According to the financial data sourced from Veratech Intelligence, the company registered a 9% drop in net profit for FY20 at Rs 2,390.60 crore. The profit was pulled down by higher marketing costs incurred for the launch of five new models and transition of product portfolio from BS IV to BS VI.

Reviewing the FY-20 annual performance, the director’s report in the company’s official filing stated, “To ensure long-term competitiveness, your company is taking several steps including launch of new products, quality improvement, cost competitive measures and enhancement of customer experience that will help profitability in the long term.”

While the operating margin slipped to about 10%, the intent of the company to be a preferred choice for upgraders in India has worked.

To be sure, the average price point for Hyundai Motor India has moved up from 5.5 lakh to 8 lakh and this is clearly seen in the operating margin of the company. Over the last three to four years, the company has seen its EBIDTA move into double digits from 6-7% prior to FY16.

At a time when industry’s plant capacity utilisation severely fell to 50-60%, Hyundai Motor India’s plants operated beyond 90-95% even in a difficult year.

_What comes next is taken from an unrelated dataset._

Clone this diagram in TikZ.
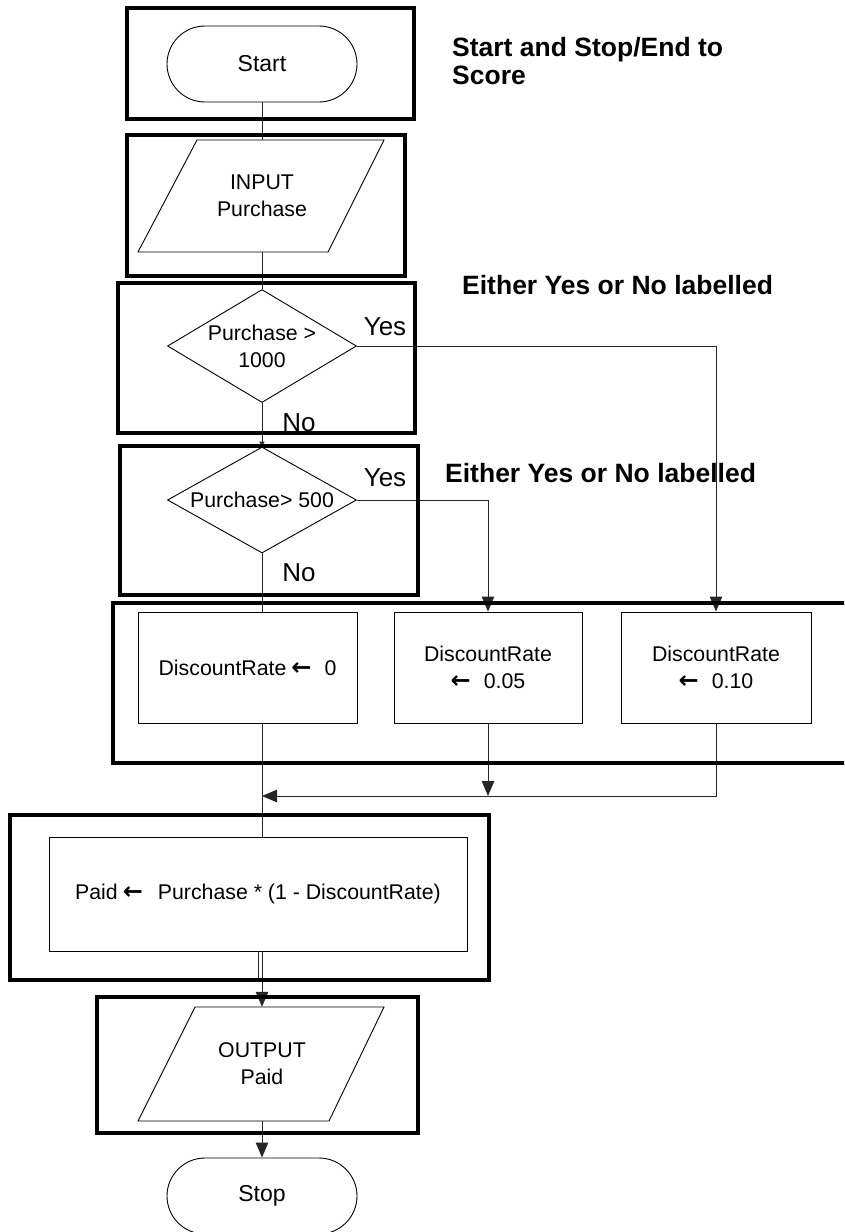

The total production of your company for the year was at 6.47 lakh units as against 7.1 lakh units in the previous year with a decrease of 8.96%.

The rise in exports volumes by 4.8% in FY-20 to 1.62 lakh units partially cushioned a dip in the domestic market.

The company stated that it successfully managed the transition from BS IV to BS VI vehicle technology and by February it started selling BSVI cars, this ensured that neither the company nor its dealers suffered with unsold BS IV stocks.

During FY20, the company launched five new products to stay ahead of the rivals and this was further accelerated in FY21 with the all new Creta, Verna, i20 amongst others.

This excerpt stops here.